• **Exercise task**
Single out the lines that include the word "this". Copy them.

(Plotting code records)
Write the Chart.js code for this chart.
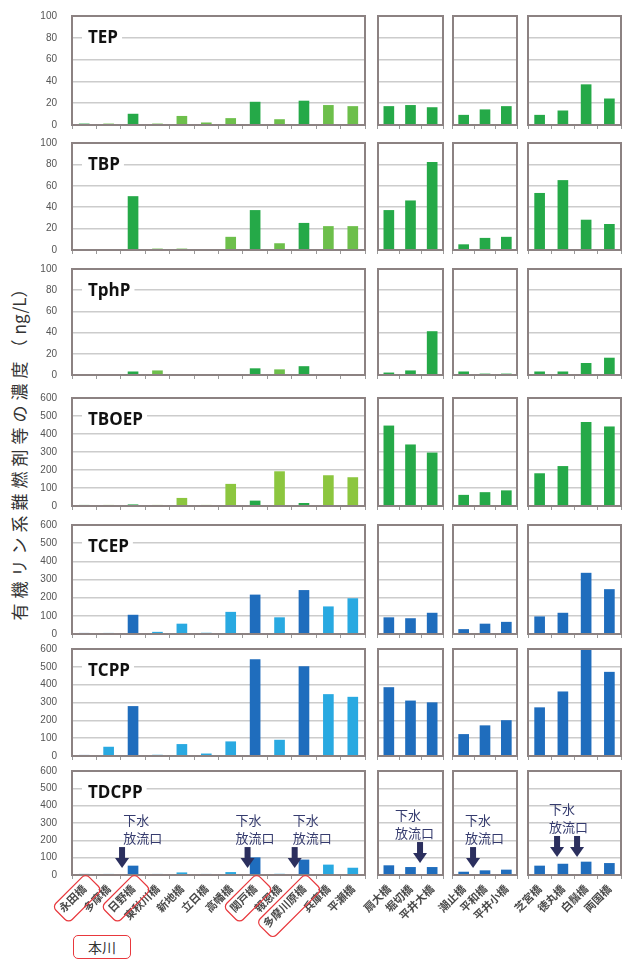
<!DOCTYPE html>
<html>
<head>
<meta charset="utf-8">
<script src="https://cdn.jsdelivr.net/npm/chart.js@4.4.0/dist/chart.umd.min.js"></script>
<style>
  body { margin: 0; background: #fff; width: 624px; height: 960px; position: relative; overflow: hidden; font-family: "Noto Sans CJK JP", sans-serif; }
  canvas { position: absolute; }
  #ytitle { position: absolute; left: 18px; top: 448px; transform: translate(-50%, -50%) rotate(-90deg); white-space: nowrap; font-size: 17px; letter-spacing: 5px; color: #333; }
  #ytitle span { letter-spacing: 0; }
  #honsen { position: absolute; left: 73px; top: 935px; width: 56px; height: 22px; border: 1px solid #e8383d; border-radius: 5px; text-align: center; line-height: 22px; font-size: 14px; color: #333; }
</style>
</head>
<body>
<div id="ytitle">有機リン系難燃剤等の濃度（<span>ng/L</span>）</div>
<div id="honsen">本川</div>
<script>
// stations
const mainSites = ['永田橋', '多摩橋', '日野橋', '東秋川橋', '新地橋', '立日橋', '高幡橋', '関戸橋', '報恩橋', '多摩川原橋', '兵庫橋', '平瀬橋'];
const arakawaSites = ['扇大橋', '堀切橋', '平井大橋'];
const nakagawaSites = ['潮止橋', '平和橋', '平井小橋'];
const sumidaSites = ['芝宮橋', '徳丸橋', '白鬚橋', '両国橋'];
const honsen = [true, false, true, false, false, false, false, true, false, true, false, false];

const compounds = ['TEP', 'TBP', 'TphP', 'TBOEP', 'TCEP', 'TCPP', 'TDCPP'];
const yMax = [100, 100, 100, 600, 600, 600, 600];
const yStep = [20, 20, 20, 100, 100, 100, 100];

// ng/L, [main, arakawa, nakagawa, sumida]
const tep = [[1, 1, 10, 1, 8, 2, 6, 21, 5, 22, 18, 17], [17, 18, 16], [9, 14, 17], [9, 13, 37, 24]];
const tbp = [[0, 0, 50, 1, 1, 0, 12, 37, 6, 25, 22, 22], [37, 46, 82], [5, 11, 12], [53, 65, 28, 24]];
const tphp = [[0, 0, 3, 4, 0, 0, 0, 6, 5, 8, 0, 0], [2, 4, 41], [3, 1, 1], [3, 3, 11, 16]];
const tboep = [[2, 1, 7, 2, 43, 2, 121, 28, 191, 15, 169, 158], [445, 340, 295], [60, 75, 85], [180, 220, 465, 440]];
const tcep = [[2, 2, 104, 10, 55, 5, 120, 215, 90, 240, 150, 195], [90, 85, 115], [25, 55, 65], [95, 115, 335, 245]];
const tcpp = [[4, 50, 278, 5, 65, 12, 80, 540, 89, 502, 345, 330], [384, 309, 299], [121, 170, 199], [271, 360, 600, 470]];
const tdcpp = [[3, 3, 52, 3, 13, 3, 15, 100, 5, 87, 58, 40], [54, 44, 44], [17, 25, 29], [52, 63, 75, 67]];
const values = [tep, tbp, tphp, tboep, tcep, tcpp, tdcpp];

// sewage outfalls on the TDCPP row (category position, arrow tip value)
const outfalls = [
  { col: 0, arrows: [1.55], text: 1.6, tip: 40 },
  { col: 0, arrows: [6.69], text: 6.2, tip: 40 },
  { col: 0, arrows: [8.62], text: 8.54, tip: 40 },
  { col: 1, arrows: [1.44], text: 0.28, tip: 69 },
  { col: 2, arrows: [0.44], text: 0.06, tip: 40 },
  { col: 3, arrows: [0.75, 1.61], text: 0.4, tip: 104 }
];

const siteGroups = [mainSites, arakawaSites, nakagawaSites, sumidaSites];
const rowTop = [16, 143, 269, 398, 525, 649, 771];
const rowBottom = [125, 250, 375, 506, 634, 756, 875];
const colLeft = [72, 378, 453, 528];
const colRight = [365, 443, 517, 621];

const tickFont = { family: '"Noto Sans CJK JP", sans-serif', size: 11, weight: 'bold' };

function barColor(r, c, i) {
  const green = r < 4;
  const dark = c > 0 || honsen[i];
  if (green) return dark ? '#25a948' : (r === 3 ? '#8cc63f' : '#6dbf4b');
  return dark ? '#1f6dbd' : '#29a9e1';
}

const panelPlugin = {
  id: 'panel',
  afterDraw(chart, args, opts) {
    const { ctx, chartArea: a } = chart;
    ctx.save();
    ctx.strokeStyle = '#8c8282';
    ctx.lineWidth = 2;
    ctx.strokeRect(a.left, a.top, a.right - a.left, a.bottom - a.top);

    if (opts.label) {
      ctx.font = 'bold 17px "Open Sans", sans-serif';
      const tw = ctx.measureText(opts.label).width;
      const cy = a.top + 21;
      ctx.fillStyle = '#fff';
      ctx.fillRect(a.left + 10, cy - 9, tw + 10, 18);
      ctx.fillStyle = '#111';
      ctx.textBaseline = 'middle';
      ctx.fillText(opts.label, a.left + 16, cy + 1);
    }

    const x = chart.scales.x, y = chart.scales.y;
    (opts.outfalls || []).forEach(o => {
      const tipY = y.getPixelForValue(o.tip);
      const topY = tipY - 21;
      ctx.fillStyle = '#2b2f5e';
      o.arrows.forEach(p => {
        const ax = x.getPixelForValue(p);
        ctx.fillRect(ax - 3, topY, 6, 12);
        ctx.beginPath();
        ctx.moveTo(ax - 7, topY + 11);
        ctx.lineTo(ax + 7, topY + 11);
        ctx.lineTo(ax, tipY);
        ctx.closePath();
        ctx.fill();
      });
      const tx = x.getPixelForValue(o.text);
      ctx.fillStyle = '#353b6e';
      ctx.font = '13px "Noto Sans CJK JP", sans-serif';
      ctx.textBaseline = 'middle';
      ctx.fillText('下水', tx, topY - 27);
      ctx.fillText('放流口', tx, topY - 9);
    });

    if (opts.boxes) {
      ctx.font = 'bold 11px "Noto Sans CJK JP", sans-serif';
      ctx.strokeStyle = '#e8383d';
      ctx.lineWidth = 1.2;
      const ty = x.top + 4 + 3;
      opts.boxes.forEach((on, i) => {
        if (!on) return;
        const px = x.getPixelForTick(i);
        const w = ctx.measureText(x.ticks[i].label).width;
        ctx.save();
        ctx.translate(px, ty);
        ctx.rotate(-Math.PI / 4);
        ctx.beginPath();
        ctx.roundRect(-w - 7, -5, w + 14, 23, 5);
        ctx.stroke();
        ctx.restore();
      });
    }
    ctx.restore();
  }
};

function makeChart(r, c) {
  const ML = c === 0 ? 72 : 24, MR = 12, MT = 8;
  const last = r === compounds.length - 1;
  const XH = last ? 78 : 8;
  const cv = document.createElement('canvas');
  cv.width = colRight[c] - colLeft[c] + ML + MR;
  cv.height = rowBottom[r] - rowTop[r] + MT + XH;
  cv.style.left = (colLeft[c] - ML) + 'px';
  cv.style.top = (rowTop[r] - MT) + 'px';
  document.body.appendChild(cv);

  const labels = siteGroups[c];
  const data = values[r][c];
  new Chart(cv, {
    type: 'bar',
    data: {
      labels: labels,
      datasets: [{
        data: data,
        backgroundColor: data.map((v, i) => barColor(r, c, i)),
        barThickness: 10
      }]
    },
    options: {
      responsive: false,
      animation: false,
      layout: { padding: { top: MT, right: MR, left: 0, bottom: 0 } },
      plugins: {
        legend: { display: false },
        tooltip: { enabled: false },
        panel: {
          label: c === 0 ? compounds[r] : null,
          outfalls: last ? outfalls.filter(o => o.col === c) : [],
          boxes: last && c === 0 ? honsen : null
        }
      },
      scales: {
        x: {
          border: { display: false },
          grid: { drawOnChartArea: false, tickLength: 4, color: '#9a9a9a' },
          ticks: {
            display: last,
            autoSkip: false,
            minRotation: 45,
            maxRotation: 45,
            padding: 3,
            font: tickFont,
            color: '#4a4a4a'
          },
          afterFit: s => { s.height = XH; }
        },
        y: {
          min: 0,
          max: yMax[r],
          border: { display: false },
          grid: { color: '#cccccc', lineWidth: 1.5, drawTicks: true, tickLength: 13, tickColor: 'rgba(0,0,0,0)' },
          ticks: {
            display: c === 0,
            stepSize: yStep[r],
            padding: 2,
            font: { size: 10 },
            color: '#555'
          },
          afterFit: s => { s.width = ML; }
        }
      }
    },
    plugins: [panelPlugin]
  });
}

for (let r = 0; r < compounds.length; r++) {
  for (let c = 0; c < siteGroups.length; c++) makeChart(r, c);
}
</script>
</body>
</html>
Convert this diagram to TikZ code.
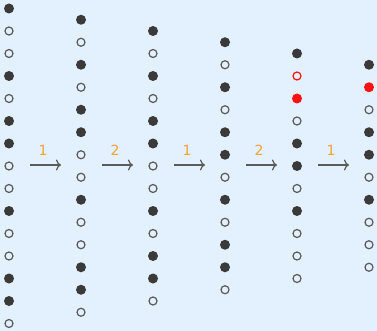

• **Exercise result**
Write the Chart.js code for this chart.
Convert this diagram to TikZ code.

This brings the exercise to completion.